La contestazione principale di Sofri è allora un’altra; per formulare l’ipotesi del malore, infatti, D’Ambrosio fu costretto a contraddire sia i periti d’ufficio che quelli di parte civile, entrambi concordi nell’escluderlo (ivi, p. 139). Sofri però non dà conto delle ragioni che inducono D’Ambrosio a smentire i periti. Questi, difatti, avevano fissato il punto di caduta a quattro, cinque metri dalla parete su sui si apriva la finestra dell’ufficio di Calabresi, punto di caduta incompatibile con l’ipotesi del malore, «facendo una media aritmetica tra le varie distanze indicate dai testimoni. Questo criterio statistico - asseriva D’Ambrosio - non può essere assolutamente accettato sul piano processuale» (Il malore..., cit., p. 50). D’Ambrosio concludeva, in base alle deposizioni raccolte e confortate da circostanze obiettive ritenute incontrovertibili (come l’albero, accanto al quale il barelliere dell’autoambulanza trovò Pinelli, distante a meno di tre metri dal muro della questura, ivi, p. 49), che l’ipotesi del malore fosse quella più verosimile. La ricostruzione giudiziaria di D’Ambrosio è, evidentemente, come qualsiasi altra ricostruzione, censurabile, ma non riportare tutti gli elementi su cui essa si poggia vuol dire tentare di indebolirla ricorrendo a colpevoli omissioni.

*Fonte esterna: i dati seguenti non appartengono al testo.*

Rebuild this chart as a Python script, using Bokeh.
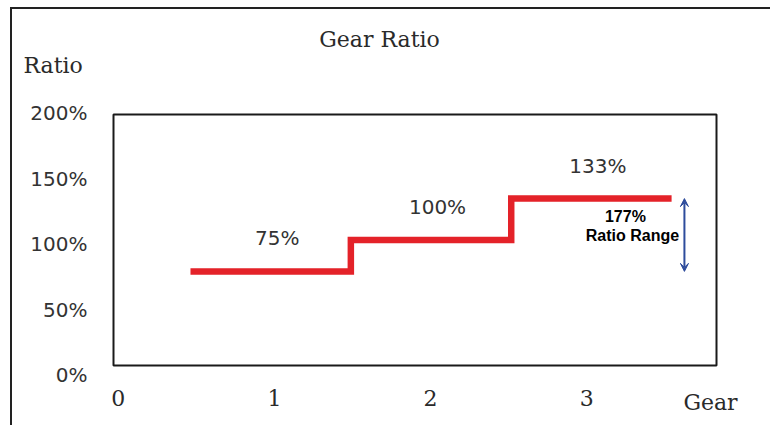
from bokeh.plotting import figure
from bokeh.models import Range1d, Label, Arrow, VeeHead, BoxAnnotation
from bokeh.embed import file_html
from bokeh.resources import INLINE
from bokeh.core.properties import value

# ---- data ----
gears = [1, 2, 3]
ratios = [75, 100, 133]
ratio_labels = ["75%", "100%", "133%"]
x_ticks = [0, 1, 2, 3]
y_ticks = [0, 50, 100, 150, 200]
y_tick_labels = ["0%", "50%", "100%", "150%", "200%"]
title_text = "Gear Ratio"
x_title = "Gear"
y_title = "Ratio"

# plot-area (box) data limits
X_START, X_END = 0.02, 3.78
Y_START, Y_END = 0, 200

# ---- layout (pixels, canvas coordinates) ----
W, H = 760, 418
BOX_L, BOX_T, BOX_R, BOX_B = 101, 105, 704, 356   # plot box inside canvas

SERIF = "DejaVu Serif"
SANS = "DejaVu Sans"
TXT = "#2a2a2a"
RED = "#E42229"
BLUE = "#2E4C9C"

# frame covers the whole canvas; compute ranges so the box maps to data limits
sx = (X_END - X_START) / (BOX_R - BOX_L)
sy = (Y_END - Y_START) / (BOX_B - BOX_T)
x_range = Range1d(X_START - BOX_L * sx, X_END + (W - BOX_R) * sx)
y_range = Range1d(Y_START - (H - BOX_B) * sy, Y_END + BOX_T * sy)

p = figure(width=W, height=H, x_range=x_range, y_range=y_range,
           x_axis_location=None, y_axis_location=None, toolbar_location=None,
           output_backend="svg", min_border=0, title=None)
p.xgrid.visible = False
p.ygrid.visible = False
p.outline_line_color = None
p.background_fill_color = "white"
p.border_fill_color = "white"
p.styles = {"margin-left": "10px", "margin-top": "7px",
            "border-left": "2px solid #222", "border-top": "2px solid #222"}

# plot-area box
p.add_layout(BoxAnnotation(left=X_START, right=X_END, bottom=Y_START, top=Y_END,
                           fill_color=None, fill_alpha=0, line_color="#1a1a1a",
                           line_alpha=1.0, line_width=2))

# label scales (the tick labels in the original sit on their own spacing)
ylab_px0, ylab_k = 374.5 - 9, 1.31          # canvas y of 0%, px per %
xlab_px0, xlab_k = 117.7 - 12, 156.2        # canvas x of gear 0, px per gear
p.extra_y_ranges = {"ylab": Range1d((ylab_px0 - H) / ylab_k, ylab_px0 / ylab_k)}
p.extra_x_ranges = {"xlab": Range1d(-xlab_px0 / xlab_k, (W - xlab_px0) / xlab_k)}

# step line built from gear list
xs, ys = [], []
for g, r in zip(gears, ratios):
    xs += [g - 0.5, g + 0.5]
    ys += [r, r]
p.line(xs, ys, line_color=RED, line_width=6.5, line_join="miter")

# data labels
p.text(x=gears, y=ratios, text=ratio_labels, x_offset=6.5, y_offset=-33,
       text_align="center", text_baseline="middle", text_font=value(SANS),
       text_font_size="20px", text_color="#333333")

# ratio range arrow + annotation
ax = gears[-1] + 0.58
p.add_layout(Arrow(x_start=ax, y_start=min(ratios), x_end=ax, y_end=max(ratios),
                   line_color=BLUE, line_width=2,
                   start=VeeHead(size=8, fill_color=BLUE, line_color=BLUE),
                   end=VeeHead(size=8, fill_color=BLUE, line_color=BLUE)))
rng = round(100 * max(ratios) / min(ratios))
p.add_layout(Label(x=ax, y=max(ratios), text=f"{rng}%", x_offset=-59, y_offset=-17.5,
                   text_align="center", text_baseline="middle",
                   text_font="Liberation Sans", text_font_style="bold",
                   text_font_size="16px", text_color="black"))
p.add_layout(Label(x=ax, y=max(ratios), text="Ratio Range", x_offset=-52, y_offset=-36.5,
                   text_align="center", text_baseline="middle",
                   text_font="Liberation Sans", text_font_style="bold",
                   text_font_size="16px", text_color="black"))

# y tick labels
for t, lab in zip(y_ticks, y_tick_labels):
    p.add_layout(Label(x=X_START, y=t, y_range_name="ylab", text=lab, x_offset=-26,
                       text_align="right", text_baseline="middle",
                       text_font=SANS, text_font_size="20px", text_color="#333333"))
# x tick labels
for t in x_ticks:
    p.add_layout(Label(x=t, y=Y_START, x_range_name="xlab", text=str(t), y_offset=-32.5,
                       text_align="center", text_baseline="middle",
                       text_font=SERIF, text_font_size="22px", text_color=TXT))

# titles
p.add_layout(Label(x=X_START, y=Y_END, text=title_text, x_offset=266, y_offset=75,
                   text_align="center", text_baseline="middle",
                   text_font=SERIF, text_font_size="22px", text_color=TXT))
p.add_layout(Label(x=X_START, y=Y_END, text=y_title, x_offset=-90, y_offset=49,
                   text_align="left", text_baseline="middle",
                   text_font=SERIF, text_font_size="22px", text_color=TXT))
p.add_layout(Label(x=X_END, y=Y_START, text=x_title, x_offset=-6, y_offset=-37,
                   text_align="center", text_baseline="middle",
                   text_font=SERIF, text_font_size="22px", text_color=TXT))

open("out.html", "w").write(file_html(p, INLINE))
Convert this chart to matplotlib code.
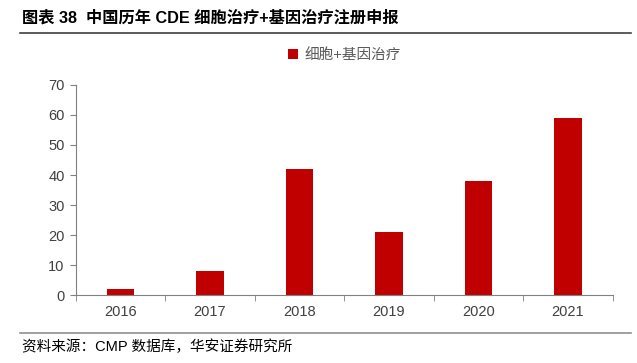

Difendiamo, quindi, il diritto di Sofri di affermare, come egli fa a mo’ di conclusione del suo lavoro, di non sapere cosa «sia successo, quella notte, al quarto piano della Questura» (Sofri, op. cit., p. 227), come anche il diritto della vedova Pinelli di sostenere che ci sono ancora molti che non vogliono la verità non solo sulle stragi che hanno insanguinato l’Italia, ma anche sulla morte del marito; «mi aspetto - confida Licia Pinelli nel 2009 a Piero Scaramucci - che nascano altri ostacoli, altri depistaggi, oppure che si dica che ora tutto è chiuso, che si è fatta pace e non c’è più bisogno di altro. Invece il riconoscimento che Pino è stato una vittima innocente non chiude, anzi rende ancora più necessario che si aprano i cassetti e venga fuori la verità» (Licia Pinelli, Piero Scaramucci, op. cit., pp. 125-126). Affermazioni quest’ultime, gravissime ma non necessariamente infondate e comunque legittime; assolutamente incompatibili però con la ’banale’ verità processuale disegnata da D’Ambrosio, affermazioni che evocano le zone d’ombra e le «scorie» di cui all’inizio e che risultano non funzionali al tentativo, assolutamente doveroso sotto il profilo istituzionale, del Presidente della Repubblica di accomunare le figure di Calabresi e Pinelli nel «Giorno della memoria» delle vittime del terrorismo.